--- DATA PROVIDED ---

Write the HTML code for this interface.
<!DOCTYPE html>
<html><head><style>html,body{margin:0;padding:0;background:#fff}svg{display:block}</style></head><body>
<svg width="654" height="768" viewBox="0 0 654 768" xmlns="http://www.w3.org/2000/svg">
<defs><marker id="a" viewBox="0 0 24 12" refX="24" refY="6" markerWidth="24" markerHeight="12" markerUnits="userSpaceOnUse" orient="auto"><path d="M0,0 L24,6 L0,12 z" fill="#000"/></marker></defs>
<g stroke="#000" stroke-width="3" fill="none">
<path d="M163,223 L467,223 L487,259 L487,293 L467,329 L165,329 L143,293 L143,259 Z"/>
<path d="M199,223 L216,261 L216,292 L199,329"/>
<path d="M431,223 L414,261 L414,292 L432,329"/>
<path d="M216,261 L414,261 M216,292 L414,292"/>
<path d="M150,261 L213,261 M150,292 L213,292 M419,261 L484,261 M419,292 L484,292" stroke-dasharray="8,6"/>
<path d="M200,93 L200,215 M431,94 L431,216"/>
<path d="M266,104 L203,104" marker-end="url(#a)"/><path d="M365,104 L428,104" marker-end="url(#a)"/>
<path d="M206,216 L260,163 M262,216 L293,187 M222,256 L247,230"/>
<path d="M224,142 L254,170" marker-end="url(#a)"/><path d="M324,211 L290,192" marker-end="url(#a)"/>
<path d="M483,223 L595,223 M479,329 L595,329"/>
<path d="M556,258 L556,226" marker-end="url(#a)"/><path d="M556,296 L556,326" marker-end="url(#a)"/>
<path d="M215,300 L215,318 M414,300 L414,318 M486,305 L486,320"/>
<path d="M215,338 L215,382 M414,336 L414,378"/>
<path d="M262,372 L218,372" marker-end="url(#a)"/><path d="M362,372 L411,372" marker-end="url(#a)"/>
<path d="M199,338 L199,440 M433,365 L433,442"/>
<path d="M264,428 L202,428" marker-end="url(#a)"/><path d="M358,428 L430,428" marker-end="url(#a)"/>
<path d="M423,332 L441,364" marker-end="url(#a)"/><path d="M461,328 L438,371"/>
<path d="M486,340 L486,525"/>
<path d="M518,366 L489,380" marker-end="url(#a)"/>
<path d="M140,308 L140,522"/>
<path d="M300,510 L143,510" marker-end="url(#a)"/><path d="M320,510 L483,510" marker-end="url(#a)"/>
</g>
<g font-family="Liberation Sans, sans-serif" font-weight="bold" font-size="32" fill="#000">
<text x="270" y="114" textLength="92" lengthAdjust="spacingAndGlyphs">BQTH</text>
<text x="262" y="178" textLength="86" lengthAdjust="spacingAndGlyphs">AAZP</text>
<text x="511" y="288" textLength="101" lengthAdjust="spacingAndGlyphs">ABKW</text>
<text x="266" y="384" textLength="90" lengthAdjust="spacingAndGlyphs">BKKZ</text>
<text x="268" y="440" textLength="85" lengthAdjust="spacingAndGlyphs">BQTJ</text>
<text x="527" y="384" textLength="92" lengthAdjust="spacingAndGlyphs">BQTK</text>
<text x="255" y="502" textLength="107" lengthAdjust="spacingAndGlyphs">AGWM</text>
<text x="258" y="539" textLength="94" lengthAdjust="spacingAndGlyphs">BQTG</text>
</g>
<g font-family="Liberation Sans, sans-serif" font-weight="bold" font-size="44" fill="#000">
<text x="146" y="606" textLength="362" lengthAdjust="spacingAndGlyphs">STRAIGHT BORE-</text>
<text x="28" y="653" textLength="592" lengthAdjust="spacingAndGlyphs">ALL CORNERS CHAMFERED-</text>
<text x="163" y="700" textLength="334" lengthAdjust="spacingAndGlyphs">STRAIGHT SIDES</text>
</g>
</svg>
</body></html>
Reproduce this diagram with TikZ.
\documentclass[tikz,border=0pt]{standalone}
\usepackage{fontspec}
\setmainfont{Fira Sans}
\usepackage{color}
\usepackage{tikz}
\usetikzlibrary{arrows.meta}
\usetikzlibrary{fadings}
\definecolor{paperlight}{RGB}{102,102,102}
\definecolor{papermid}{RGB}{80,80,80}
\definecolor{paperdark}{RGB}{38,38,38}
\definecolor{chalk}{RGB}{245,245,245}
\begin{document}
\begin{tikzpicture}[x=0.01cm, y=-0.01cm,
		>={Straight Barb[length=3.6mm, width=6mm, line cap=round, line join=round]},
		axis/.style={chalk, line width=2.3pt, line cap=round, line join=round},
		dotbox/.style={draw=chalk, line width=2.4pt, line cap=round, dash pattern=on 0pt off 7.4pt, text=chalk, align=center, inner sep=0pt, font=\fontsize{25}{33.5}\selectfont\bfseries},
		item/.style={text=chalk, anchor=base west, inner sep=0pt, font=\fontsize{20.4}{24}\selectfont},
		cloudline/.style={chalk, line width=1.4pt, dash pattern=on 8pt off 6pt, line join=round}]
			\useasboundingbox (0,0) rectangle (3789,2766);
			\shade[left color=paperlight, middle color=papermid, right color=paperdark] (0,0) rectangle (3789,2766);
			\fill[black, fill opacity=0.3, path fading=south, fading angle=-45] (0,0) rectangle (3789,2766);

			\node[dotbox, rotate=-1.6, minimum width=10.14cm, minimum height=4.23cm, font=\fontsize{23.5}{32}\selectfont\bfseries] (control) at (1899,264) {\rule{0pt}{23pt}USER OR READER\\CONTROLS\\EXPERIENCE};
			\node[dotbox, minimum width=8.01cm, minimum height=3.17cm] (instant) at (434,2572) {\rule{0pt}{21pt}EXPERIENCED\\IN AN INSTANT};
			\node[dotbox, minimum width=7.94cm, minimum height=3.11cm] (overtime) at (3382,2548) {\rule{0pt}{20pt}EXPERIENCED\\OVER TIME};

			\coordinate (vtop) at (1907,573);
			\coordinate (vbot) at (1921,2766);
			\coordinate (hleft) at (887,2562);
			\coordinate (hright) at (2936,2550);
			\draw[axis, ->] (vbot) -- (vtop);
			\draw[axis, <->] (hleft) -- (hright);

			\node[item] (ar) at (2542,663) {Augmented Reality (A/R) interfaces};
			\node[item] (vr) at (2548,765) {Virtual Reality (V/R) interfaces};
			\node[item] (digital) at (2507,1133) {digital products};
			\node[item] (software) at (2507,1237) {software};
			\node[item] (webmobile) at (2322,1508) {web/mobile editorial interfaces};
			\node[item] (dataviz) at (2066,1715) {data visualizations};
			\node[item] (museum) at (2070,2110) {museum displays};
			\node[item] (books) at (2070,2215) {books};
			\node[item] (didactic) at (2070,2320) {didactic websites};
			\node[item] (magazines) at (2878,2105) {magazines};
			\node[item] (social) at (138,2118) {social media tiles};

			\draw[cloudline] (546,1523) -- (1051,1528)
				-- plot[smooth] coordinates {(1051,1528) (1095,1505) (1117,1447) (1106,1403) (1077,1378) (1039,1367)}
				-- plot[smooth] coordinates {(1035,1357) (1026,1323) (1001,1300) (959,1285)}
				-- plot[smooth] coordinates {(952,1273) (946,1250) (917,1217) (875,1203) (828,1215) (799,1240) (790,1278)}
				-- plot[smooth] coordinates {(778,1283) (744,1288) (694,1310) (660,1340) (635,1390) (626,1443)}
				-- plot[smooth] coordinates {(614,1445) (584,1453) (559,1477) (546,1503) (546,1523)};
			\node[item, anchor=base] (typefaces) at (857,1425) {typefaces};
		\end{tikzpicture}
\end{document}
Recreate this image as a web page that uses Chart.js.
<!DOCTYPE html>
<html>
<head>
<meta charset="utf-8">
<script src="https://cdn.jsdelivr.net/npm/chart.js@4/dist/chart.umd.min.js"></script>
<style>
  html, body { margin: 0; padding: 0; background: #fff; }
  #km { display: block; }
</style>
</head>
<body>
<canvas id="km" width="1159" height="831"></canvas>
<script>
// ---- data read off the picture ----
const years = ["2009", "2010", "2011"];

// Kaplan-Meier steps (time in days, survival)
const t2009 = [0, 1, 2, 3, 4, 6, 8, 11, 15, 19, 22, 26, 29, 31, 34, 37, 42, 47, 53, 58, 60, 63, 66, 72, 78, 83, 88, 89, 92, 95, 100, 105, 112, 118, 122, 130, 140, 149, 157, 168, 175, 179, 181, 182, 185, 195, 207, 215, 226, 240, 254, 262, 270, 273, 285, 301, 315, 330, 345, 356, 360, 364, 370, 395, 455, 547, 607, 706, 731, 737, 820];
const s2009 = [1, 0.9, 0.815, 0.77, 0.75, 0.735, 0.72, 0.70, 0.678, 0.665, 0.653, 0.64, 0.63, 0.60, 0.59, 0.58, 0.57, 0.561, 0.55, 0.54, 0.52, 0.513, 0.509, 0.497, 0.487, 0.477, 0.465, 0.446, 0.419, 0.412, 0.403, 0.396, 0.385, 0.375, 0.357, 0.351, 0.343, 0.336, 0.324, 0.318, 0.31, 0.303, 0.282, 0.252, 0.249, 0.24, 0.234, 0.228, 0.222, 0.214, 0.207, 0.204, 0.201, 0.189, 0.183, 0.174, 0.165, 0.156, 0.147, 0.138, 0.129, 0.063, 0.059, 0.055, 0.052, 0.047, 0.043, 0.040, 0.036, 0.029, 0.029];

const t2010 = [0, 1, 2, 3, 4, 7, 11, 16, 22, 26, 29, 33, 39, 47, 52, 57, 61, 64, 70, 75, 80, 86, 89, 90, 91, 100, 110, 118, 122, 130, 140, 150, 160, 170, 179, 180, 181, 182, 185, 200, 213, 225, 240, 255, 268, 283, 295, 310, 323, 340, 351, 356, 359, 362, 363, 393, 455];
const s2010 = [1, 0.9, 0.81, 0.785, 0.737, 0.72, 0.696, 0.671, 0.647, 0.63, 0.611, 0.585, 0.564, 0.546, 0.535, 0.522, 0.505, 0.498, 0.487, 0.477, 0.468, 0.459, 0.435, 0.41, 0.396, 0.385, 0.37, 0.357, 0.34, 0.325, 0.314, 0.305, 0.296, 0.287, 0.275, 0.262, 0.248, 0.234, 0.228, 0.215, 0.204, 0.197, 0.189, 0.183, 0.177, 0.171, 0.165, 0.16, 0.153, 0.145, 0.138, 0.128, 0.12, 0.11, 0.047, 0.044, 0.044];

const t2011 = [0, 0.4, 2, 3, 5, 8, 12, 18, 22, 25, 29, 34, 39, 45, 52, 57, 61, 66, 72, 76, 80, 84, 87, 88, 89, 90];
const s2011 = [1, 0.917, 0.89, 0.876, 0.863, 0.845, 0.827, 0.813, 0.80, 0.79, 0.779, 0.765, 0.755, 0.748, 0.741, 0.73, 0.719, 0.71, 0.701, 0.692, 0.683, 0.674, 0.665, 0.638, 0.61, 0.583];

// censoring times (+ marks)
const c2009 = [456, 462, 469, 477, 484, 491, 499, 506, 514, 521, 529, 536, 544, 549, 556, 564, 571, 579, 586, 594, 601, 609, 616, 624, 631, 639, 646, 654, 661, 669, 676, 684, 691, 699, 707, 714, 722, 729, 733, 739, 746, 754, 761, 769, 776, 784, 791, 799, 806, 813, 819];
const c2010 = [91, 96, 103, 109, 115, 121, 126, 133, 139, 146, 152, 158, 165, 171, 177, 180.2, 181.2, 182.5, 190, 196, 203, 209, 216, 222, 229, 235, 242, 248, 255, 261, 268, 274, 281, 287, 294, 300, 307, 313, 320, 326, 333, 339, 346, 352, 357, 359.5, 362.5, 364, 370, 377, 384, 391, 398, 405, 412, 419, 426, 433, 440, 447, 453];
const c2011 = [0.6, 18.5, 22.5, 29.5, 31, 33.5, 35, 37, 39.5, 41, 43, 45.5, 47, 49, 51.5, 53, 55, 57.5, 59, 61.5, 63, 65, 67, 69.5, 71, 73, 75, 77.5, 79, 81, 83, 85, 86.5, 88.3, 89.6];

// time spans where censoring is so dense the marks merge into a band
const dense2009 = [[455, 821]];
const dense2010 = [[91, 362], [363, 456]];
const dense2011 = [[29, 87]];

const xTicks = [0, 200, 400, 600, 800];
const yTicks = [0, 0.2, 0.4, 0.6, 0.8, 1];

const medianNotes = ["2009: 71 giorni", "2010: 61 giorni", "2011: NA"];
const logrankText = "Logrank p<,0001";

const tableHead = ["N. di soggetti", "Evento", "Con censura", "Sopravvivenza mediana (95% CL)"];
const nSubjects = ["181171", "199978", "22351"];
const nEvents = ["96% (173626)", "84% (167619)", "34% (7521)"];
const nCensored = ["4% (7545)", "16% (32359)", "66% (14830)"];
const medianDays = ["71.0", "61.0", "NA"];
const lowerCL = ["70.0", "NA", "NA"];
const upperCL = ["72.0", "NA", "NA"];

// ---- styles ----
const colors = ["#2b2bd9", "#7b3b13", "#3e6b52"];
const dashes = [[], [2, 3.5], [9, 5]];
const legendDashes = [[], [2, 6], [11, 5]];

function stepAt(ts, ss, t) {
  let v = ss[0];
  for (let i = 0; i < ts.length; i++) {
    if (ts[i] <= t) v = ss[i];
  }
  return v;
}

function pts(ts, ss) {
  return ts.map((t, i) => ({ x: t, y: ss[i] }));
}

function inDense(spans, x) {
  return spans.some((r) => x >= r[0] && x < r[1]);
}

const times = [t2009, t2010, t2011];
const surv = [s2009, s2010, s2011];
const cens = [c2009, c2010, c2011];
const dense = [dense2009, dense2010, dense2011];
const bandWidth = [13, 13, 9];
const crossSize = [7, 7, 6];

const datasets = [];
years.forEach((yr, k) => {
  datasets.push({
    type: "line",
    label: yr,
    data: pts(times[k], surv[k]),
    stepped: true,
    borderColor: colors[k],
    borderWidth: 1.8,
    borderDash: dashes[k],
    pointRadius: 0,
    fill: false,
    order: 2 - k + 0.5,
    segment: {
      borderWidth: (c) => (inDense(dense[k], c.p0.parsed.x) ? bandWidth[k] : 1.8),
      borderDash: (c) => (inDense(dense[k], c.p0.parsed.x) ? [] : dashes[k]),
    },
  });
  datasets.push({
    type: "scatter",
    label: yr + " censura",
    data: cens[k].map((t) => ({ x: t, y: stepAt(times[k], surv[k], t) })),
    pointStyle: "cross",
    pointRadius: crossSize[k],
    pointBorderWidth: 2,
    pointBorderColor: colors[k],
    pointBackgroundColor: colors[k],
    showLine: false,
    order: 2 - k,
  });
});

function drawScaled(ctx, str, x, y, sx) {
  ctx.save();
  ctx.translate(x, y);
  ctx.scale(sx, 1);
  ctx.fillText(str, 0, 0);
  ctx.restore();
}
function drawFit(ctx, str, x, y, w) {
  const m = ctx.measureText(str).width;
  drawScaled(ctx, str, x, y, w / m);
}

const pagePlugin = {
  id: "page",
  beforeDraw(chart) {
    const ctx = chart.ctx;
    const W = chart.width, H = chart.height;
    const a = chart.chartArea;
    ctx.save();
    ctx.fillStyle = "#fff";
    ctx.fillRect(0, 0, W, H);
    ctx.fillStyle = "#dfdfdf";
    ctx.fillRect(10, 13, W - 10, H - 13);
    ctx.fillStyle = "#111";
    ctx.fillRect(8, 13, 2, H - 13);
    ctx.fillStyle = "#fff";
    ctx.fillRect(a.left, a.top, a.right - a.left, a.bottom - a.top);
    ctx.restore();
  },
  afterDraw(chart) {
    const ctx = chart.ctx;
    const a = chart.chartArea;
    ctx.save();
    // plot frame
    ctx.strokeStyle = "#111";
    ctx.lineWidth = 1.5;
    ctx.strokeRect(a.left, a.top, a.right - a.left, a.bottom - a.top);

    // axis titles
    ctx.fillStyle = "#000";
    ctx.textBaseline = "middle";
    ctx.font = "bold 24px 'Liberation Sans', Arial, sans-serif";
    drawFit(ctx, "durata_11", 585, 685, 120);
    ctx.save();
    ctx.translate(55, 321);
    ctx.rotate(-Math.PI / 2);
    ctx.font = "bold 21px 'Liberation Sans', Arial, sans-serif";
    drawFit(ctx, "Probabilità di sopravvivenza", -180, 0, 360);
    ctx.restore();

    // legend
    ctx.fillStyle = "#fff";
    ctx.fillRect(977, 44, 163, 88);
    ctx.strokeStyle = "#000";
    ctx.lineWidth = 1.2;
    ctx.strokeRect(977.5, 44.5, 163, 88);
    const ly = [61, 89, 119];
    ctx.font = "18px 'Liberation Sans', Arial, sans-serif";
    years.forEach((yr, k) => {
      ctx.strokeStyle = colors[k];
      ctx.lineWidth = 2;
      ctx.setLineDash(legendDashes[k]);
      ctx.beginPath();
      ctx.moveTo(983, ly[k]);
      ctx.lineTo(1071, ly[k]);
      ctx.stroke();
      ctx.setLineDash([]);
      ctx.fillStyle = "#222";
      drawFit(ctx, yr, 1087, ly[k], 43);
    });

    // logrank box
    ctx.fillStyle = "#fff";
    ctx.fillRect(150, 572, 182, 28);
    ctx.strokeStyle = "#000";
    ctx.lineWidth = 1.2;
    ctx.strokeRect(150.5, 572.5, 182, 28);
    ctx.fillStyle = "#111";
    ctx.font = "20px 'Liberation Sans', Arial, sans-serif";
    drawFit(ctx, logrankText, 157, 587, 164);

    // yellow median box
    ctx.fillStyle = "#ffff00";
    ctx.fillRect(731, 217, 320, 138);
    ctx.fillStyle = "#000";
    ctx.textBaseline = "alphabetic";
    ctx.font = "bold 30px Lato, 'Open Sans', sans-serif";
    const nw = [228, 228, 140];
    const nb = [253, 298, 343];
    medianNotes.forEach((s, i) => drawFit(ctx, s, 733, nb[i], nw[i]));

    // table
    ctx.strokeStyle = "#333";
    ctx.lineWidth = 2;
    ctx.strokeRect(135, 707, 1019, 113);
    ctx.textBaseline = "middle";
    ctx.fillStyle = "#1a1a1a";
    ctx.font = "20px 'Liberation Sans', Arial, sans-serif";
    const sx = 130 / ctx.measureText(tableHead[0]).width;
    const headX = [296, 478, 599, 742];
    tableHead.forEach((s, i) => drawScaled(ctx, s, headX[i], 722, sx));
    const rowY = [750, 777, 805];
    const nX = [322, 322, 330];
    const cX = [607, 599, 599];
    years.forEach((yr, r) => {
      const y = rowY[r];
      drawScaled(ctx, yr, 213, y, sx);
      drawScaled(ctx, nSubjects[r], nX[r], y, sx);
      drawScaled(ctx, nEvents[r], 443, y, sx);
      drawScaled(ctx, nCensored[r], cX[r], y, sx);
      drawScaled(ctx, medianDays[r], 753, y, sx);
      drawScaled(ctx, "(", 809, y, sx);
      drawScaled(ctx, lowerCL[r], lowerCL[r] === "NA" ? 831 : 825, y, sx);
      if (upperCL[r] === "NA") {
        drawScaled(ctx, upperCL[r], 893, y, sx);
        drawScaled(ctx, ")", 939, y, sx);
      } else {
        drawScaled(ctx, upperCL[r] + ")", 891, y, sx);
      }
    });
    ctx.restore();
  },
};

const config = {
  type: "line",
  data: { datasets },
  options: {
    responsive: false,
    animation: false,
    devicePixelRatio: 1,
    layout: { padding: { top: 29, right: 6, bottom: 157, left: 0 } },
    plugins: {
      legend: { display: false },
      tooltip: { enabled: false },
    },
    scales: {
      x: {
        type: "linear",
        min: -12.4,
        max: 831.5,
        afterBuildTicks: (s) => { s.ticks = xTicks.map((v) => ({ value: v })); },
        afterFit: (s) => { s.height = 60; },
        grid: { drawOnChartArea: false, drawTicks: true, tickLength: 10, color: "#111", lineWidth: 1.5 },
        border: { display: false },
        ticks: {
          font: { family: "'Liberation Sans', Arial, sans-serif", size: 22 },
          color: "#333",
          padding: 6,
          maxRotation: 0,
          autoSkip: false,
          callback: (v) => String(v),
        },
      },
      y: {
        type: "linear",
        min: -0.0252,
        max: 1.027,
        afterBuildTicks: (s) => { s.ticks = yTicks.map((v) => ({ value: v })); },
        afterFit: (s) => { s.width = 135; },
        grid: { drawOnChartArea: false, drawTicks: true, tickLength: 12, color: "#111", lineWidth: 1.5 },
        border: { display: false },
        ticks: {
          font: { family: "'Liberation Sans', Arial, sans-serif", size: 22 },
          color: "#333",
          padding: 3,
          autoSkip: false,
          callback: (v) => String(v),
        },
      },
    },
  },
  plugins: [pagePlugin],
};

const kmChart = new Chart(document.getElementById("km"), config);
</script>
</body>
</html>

---

Reproduce exactly, and only, the lines from the one that contains "Reproduce this diagram with TikZ." down to the one that contains "angle=-45] (0,0) rectangle (3789,2766);", both ends included.

### COMPLETE OUTPUT:
Reproduce this diagram with TikZ.
\documentclass[tikz,border=0pt]{standalone}
\usepackage{fontspec}
\setmainfont{Fira Sans}
\usepackage{color}
\usepackage{tikz}
\usetikzlibrary{arrows.meta}
\usetikzlibrary{fadings}
\definecolor{paperlight}{RGB}{102,102,102}
\definecolor{papermid}{RGB}{80,80,80}
\definecolor{paperdark}{RGB}{38,38,38}
\definecolor{chalk}{RGB}{245,245,245}
\begin{document}
\begin{tikzpicture}[x=0.01cm, y=-0.01cm,
		>={Straight Barb[length=3.6mm, width=6mm, line cap=round, line join=round]},
		axis/.style={chalk, line width=2.3pt, line cap=round, line join=round},
		dotbox/.style={draw=chalk, line width=2.4pt, line cap=round, dash pattern=on 0pt off 7.4pt, text=chalk, align=center, inner sep=0pt, font=\fontsize{25}{33.5}\selectfont\bfseries},
		item/.style={text=chalk, anchor=base west, inner sep=0pt, font=\fontsize{20.4}{24}\selectfont},
		cloudline/.style={chalk, line width=1.4pt, dash pattern=on 8pt off 6pt, line join=round}]
			\useasboundingbox (0,0) rectangle (3789,2766);
			\shade[left color=paperlight, middle color=papermid, right color=paperdark] (0,0) rectangle (3789,2766);
			\fill[black, fill opacity=0.3, path fading=south, fading angle=-45] (0,0) rectangle (3789,2766);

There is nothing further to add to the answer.